/---

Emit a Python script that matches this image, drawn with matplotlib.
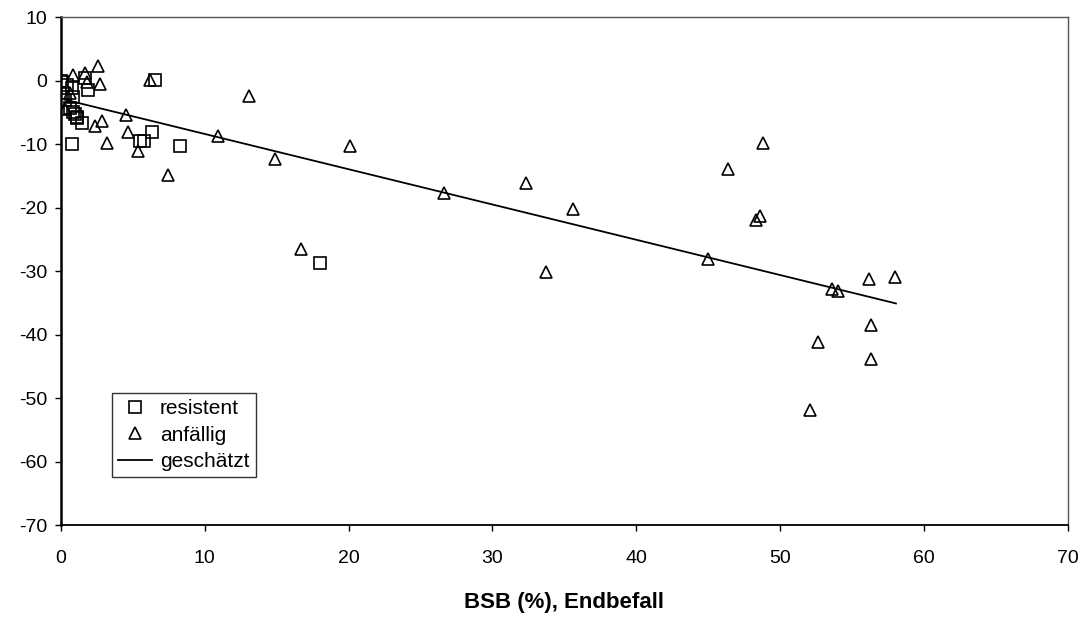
import matplotlib.pyplot as plt

plt.rcParams['font.family'] = ['Liberation Sans', 'DejaVu Sans']
plt.rcParams['axes.unicode_minus'] = False

# resistent (squares)
res_x = [0.0, 0.1, 0.4, 0.74, 1.67, 1.9, 0.85, 0.16, 0.28, 0.63, 0.85, 1.09, 1.44,
         0.74, 6.53, 6.3, 5.5, 5.77, 8.27, 18.0, 0.97, 1.13]
res_y = [0.0, -0.3, -0.7, -1.2, 0.35, -1.5, -2.55, -2.0, -3.1, -4.4, -4.9, -5.7, -6.7,
         -10.0, 0.08, -8.1, -9.6, -9.6, -10.3, -28.8, -5.2, -5.95]

# anfällig (triangles)
anf_x = [0.86, 1.67, 2.59, 1.79, 2.71, 6.18, 4.52, 2.83, 2.36, 4.68, 3.18, 5.33,
         7.45, 10.93, 13.1, 14.9, 20.1, 16.7, 26.6, 32.3, 35.6, 33.7, 0.3, 0.6,
         45.0, 46.4, 48.8, 48.3, 48.6, 53.6, 54.0, 56.2, 58.0, 56.3, 52.6, 56.3, 52.1]
anf_y = [0.87, 1.13, 2.3, -0.2, -0.55, 0.08, -5.4, -6.3, -7.2, -8.1, -9.8, -11.1,
         -14.9, -8.7, -2.5, -12.3, -10.3, -26.6, -17.7, -16.2, -20.3, -30.1, -4.5, -2.0,
         -28.1, -14.0, -9.8, -21.9, -21.3, -32.8, -33.1, -31.2, -31.0, -38.5, -41.1, -43.9, -51.9]

# geschätzt (fitted line)
fit_x = [0.25, 58.05]
fit_y = [-3.0, -35.1]

fig = plt.figure(figsize=(10.85, 6.17), dpi=100)
ax = fig.add_axes([0.0562, 0.149, 0.928, 0.8234])

ax.plot(res_x, res_y, linestyle='none', marker='s', markersize=8,
        markerfacecolor='none', markeredgecolor='black', markeredgewidth=1.2,
        label='resistent')
ax.plot(anf_x, anf_y, linestyle='none', marker='^', markersize=9,
        markerfacecolor='none', markeredgecolor='black', markeredgewidth=1.2,
        label='anfällig')
ax.plot(fit_x, fit_y, color='black', linewidth=1.3, label='geschätzt')

ax.set_xlim(0, 70)
ax.set_ylim(-70, 10)
ax.set_xticks(range(0, 71, 10))
ax.set_yticks(range(-70, 11, 10))
ax.tick_params(labelsize=14, length=4, width=1, color='black')
ax.tick_params(axis='x', pad=14)
ax.tick_params(axis='y', pad=6)

for s in ['top', 'right']:
    ax.spines[s].set_color('#555555')
    ax.spines[s].set_linewidth(1)
ax.spines['left'].set_linewidth(1.8)
ax.spines['bottom'].set_linewidth(1.3)

ax.set_xlabel('BSB (%), Endbefall', fontsize=16, fontweight='bold', labelpad=18)

leg = ax.legend(loc='lower left', bbox_to_anchor=(0.0506, 0.0945), borderaxespad=0,
                fontsize=15, frameon=True, fancybox=False, edgecolor='black',
                handlelength=1.6, borderpad=0.3, labelspacing=0.35,
                handletextpad=0.4)
leg.get_frame().set_linewidth(1)

fig.savefig('out.png', dpi=100)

\---

## Directions
Write out again, exactly, the lines from the start of the listing up to the line containing "-10.0, 0.08, -8.1, -9.6, -9.6, -10.3, -28.8, -5.2, -5.95]", with both ends and without pictures.

## Solution to this problem
Emit a Python script that matches this image, drawn with matplotlib.
import matplotlib.pyplot as plt

plt.rcParams['font.family'] = ['Liberation Sans', 'DejaVu Sans']
plt.rcParams['axes.unicode_minus'] = False

# resistent (squares)
res_x = [0.0, 0.1, 0.4, 0.74, 1.67, 1.9, 0.85, 0.16, 0.28, 0.63, 0.85, 1.09, 1.44,
         0.74, 6.53, 6.3, 5.5, 5.77, 8.27, 18.0, 0.97, 1.13]
res_y = [0.0, -0.3, -0.7, -1.2, 0.35, -1.5, -2.55, -2.0, -3.1, -4.4, -4.9, -5.7, -6.7,
         -10.0, 0.08, -8.1, -9.6, -9.6, -10.3, -28.8, -5.2, -5.95]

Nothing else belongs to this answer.